I joke now, you know, for the first time in a long time, a plane doesn't leave until I get there—because it's Air Force One. [Laughter] But all kidding aside, you're taking your families somewhere and you're in a situation where, you know, you—they cancel on you, and you have to pay a fee to rebook. Come on, man. [Laughter] No, really. It's just—it's just simply not fair. It's not fair.
Secretary Buttigieg called them out, and guess what happened? Now 9 airlines cover hotels and meals when you're away from home, and 10 rebook for free. You know, it could have cost you up to $200 to have to rebook a flight, and that's $200 you can pay your monthly bills or your electric bill or whatever for it with. And that's progress.
And today the Department of Transportation is releasing new rules to require airlines and search websites to disclose these fees up front, so you have a choice to go to the airline that doesn't charge the fee to change—that doesn't have the fee. That's competition.
Fees for things like sitting next to your child on an air flight or checking bags or changing your ticket. By the way, most people would help pay your fee if you'd sit the child somewhere else. [Laughter] But all kidding aside, think about it. Think about it. What—I mean, that—anyway. I don't want to get started.
But that's competition. Fees for things like sitting next to your child, checking your bag, et cetera.
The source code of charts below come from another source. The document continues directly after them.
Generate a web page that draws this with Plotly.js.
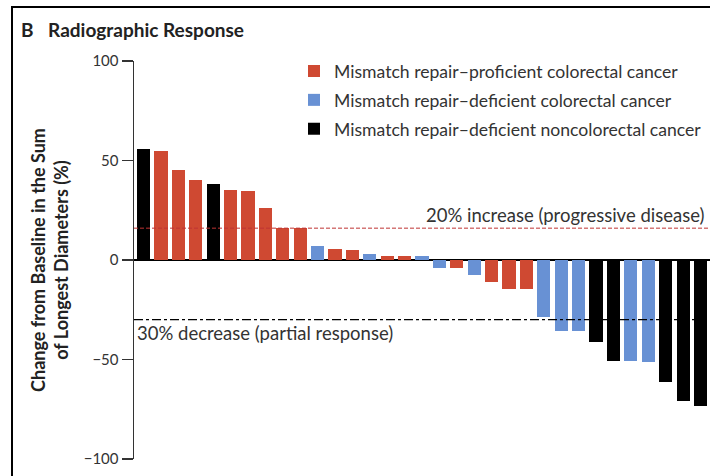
<!DOCTYPE html>
<html>
<head>
<meta charset="utf-8">
<script src="https://cdn.plot.ly/plotly-3.0.1.min.js"></script>
<style>html,body{margin:0;padding:0;background:#fff;}#chart{width:710px;height:476px;}</style>
</head>
<body>
<div id="chart"></div>
<script>
// Patients ordered by change (waterfall)
const patientIndex = [1,2,3,4,5,6,7,8,9,10,11,12,13,14,15,16,17,18,19,20,21,22,23,24,25,26,27,28,29,30,31,32,33];
const changePct = [56,55,45,40,38,35,34.5,26,16,16,7,5.5,5,3,2.2,2.2,2.2,-4,-4,-7.7,-11,-14.7,-14.7,-28.5,-35.7,-35.7,-41.4,-50.8,-50.8,-51.4,-61.5,-70.9,-73.5];
const groupOf = ["N","P","P","P","N","P","P","P","P","P","D","P","P","D","P","P","D","D","P","D","P","P","P","D","D","D","N","N","D","D","N","N","N"];
const groupKeys = ["P","D","N"];
const groupNames = ["Mismatch repair\u2013proficient colorectal cancer","Mismatch repair\u2013deficient colorectal cancer","Mismatch repair\u2013deficient noncolorectal cancer"];
const groupColors = ["rgb(207,73,50)","rgb(104,145,212)","rgb(0,0,0)"];
const yTicks = [-100,-50,0,50,100];
const progressiveLine = 16;
const partialLine = -30;

const traces = groupKeys.map((k, gi) => {
  const xs = [], ys = [];
  patientIndex.forEach((p, i) => { if (groupOf[i] === k) { xs.push(p); ys.push(changePct[i]); } });
  return {
    type: 'bar', x: xs, y: ys, name: groupNames[gi], legendgroup: k,
    width: 0.75, marker: {color: groupColors[gi], line: {width: 0}},
    hoverinfo: 'skip'
  };
});

const FONT = 'Lato, "Open Sans", sans-serif';
const layout = {
  width: 710, height: 476, autosize: false,
  margin: {l: 134, r: 0, t: 61, b: 17, autoexpand: false},
  paper_bgcolor: '#fff', plot_bgcolor: '#fff',
  barmode: 'overlay', bargap: 0,
  font: {family: FONT, color: '#333', size: 14},
  title: {text: '<b>B</b>   <b>Radiographic Response</b>', x: 21/710, xanchor: 'left', xref: 'container',
          y: 1 - 30/476, yref: 'container', yanchor: 'middle', font: {size: 19, color: '#222', family: FONT}},
  xaxis: {range: [0.45, 33.55], showgrid: false, zeroline: false, showline: false, showticklabels: false, ticks: '', fixedrange: true},
  yaxis: {range: [-100, 100], tickvals: yTicks, ticktext: yTicks.map(v => v < 0 ? '\u2212' + Math.abs(v) : String(v)),
          showgrid: false, showline: true, linecolor: '#333', linewidth: 1.5,
          ticks: 'outside', ticklen: 11, tickwidth: 1.5, tickcolor: '#333',
          tickfont: {size: 15, color: '#333', family: FONT},
          zeroline: true, zerolinecolor: '#000', zerolinewidth: 1.5,
          title: {text: '<b>Change from Baseline in the Sum</b><br><b>of Longest Diameters (%)</b>', standoff: 10,
                  font: {size: 18, color: '#222', family: FONT}}},
  showlegend: true,
  legend: {x: (294-134)/576, y: 1.02, xanchor: 'left', yanchor: 'top', bgcolor: 'rgba(0,0,0,0)',
           font: {size: 17.6, color: '#333', family: FONT}, tracegroupgap: 3, traceorder: 'grouped'},
  shapes: [
    {type: 'line', xref: 'paper', x0: 0, x1: 1, yref: 'y', y0: progressiveLine, y1: progressiveLine,
     line: {color: 'rgb(190,50,50)', width: 1, dash: '4px,2px'}, layer: 'above'},
    {type: 'line', xref: 'paper', x0: 0, x1: 1, yref: 'y', y0: partialLine, y1: partialLine,
     line: {color: '#000', width: 1.3, dash: 'dashdot'}, layer: 'above'},
    {type: 'rect', xref: 'paper', yref: 'paper', x0: (12-134)/576, x1: 1.2, y0: -0.2, y1: (459-7)/398,
     line: {color: '#000', width: 2}, fillcolor: 'rgba(0,0,0,0)', layer: 'above'}
  ],
  annotations: [
    {text: '20% increase (progressive disease)', xref: 'paper', x: (707-134)/576, xanchor: 'right',
     yref: 'y', y: progressiveLine, yanchor: 'bottom', yshift: 0, showarrow: false,
     font: {size: 18.5, color: '#333', family: FONT}},
    {text: '30% decrease (partial response)', xref: 'paper', x: (135-134)/576, xanchor: 'left',
     yref: 'y', y: partialLine, yanchor: 'top', yshift: 0, showarrow: false,
     font: {size: 18.5, color: '#333', family: FONT}}
  ]
};

Plotly.newPlot('chart', traces, layout, {displayModeBar: false, staticPlot: true});
</script>
</body>
</html>
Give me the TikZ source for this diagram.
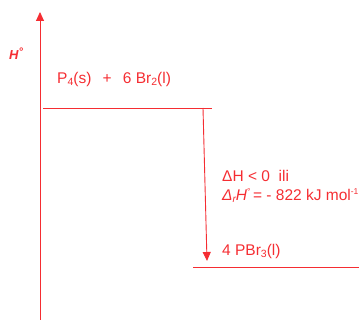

You should know the full cost of your ticket right when you're comparison shopping to begin with where you're—what airline you're going to fly with so you can pick the ticket that actually is the best deal for you.
Federal Communications Commission is doing the same thing for fees for internet companies charge.
And the Department of Agriculture is taking steps today to promote competition in the meat and poultry markets, which the Secretary of Agriculture was explaining to me over a year and a half ago. And that is, they're basically—you know, you heard me say it before, there are basically four—[inaudible]—there are four major meat processing companies and—processing chickens as well.
There are middlemen who buy the livestock from the ranchers and then sell the meat to the grocery stores. And because four of them control 80 percent of the market, they control the price. So they make more, and their ranches and consumers get less. The rancher gets less for his product, and the consumer gets less for what they're buying.
Several months ago, I directed the administration to take action on this issue. And today, we're following through on that commitment by providing grants to small meat processors so they can compete with the big four and ultimately help provide competition to lower the cost at grocery stores. And I'm expecting this Council to build on this momentum and deliver more concrete results by the next time we meet.
I've said it before—it's—before: Capitalism without competition isn't capitalism; it's exploitation. Capitalism without competition is not capitalism, it's exploitation. And we're building an economy that works for everyone. That's what we're about at this table.
And thank everyone here for the work you've done on these issues, and I look forward to the progress for our next meeting report. And now let's get down to business. I'm going to turn it over to Brian so you can start the meeting and keep us going. Thank you all very much.
Q. Are you concerned about——
Q. How serious is the threat of Russia using a nuclear weapon?
[Several reporters began asking questions at once.]
Q. Mr. President, Mr. President—what do you think——
Q. How serious is the threat of Russia using a nuclear weapon in Ukraine?
NOTE: The President spoke at 4:30 p.m. in the State Dining Room at the White House. In his remarks, he referred to President Vladimir Vladimirovich Putin of Russia; and National Economic Council Director Brian C. Deese.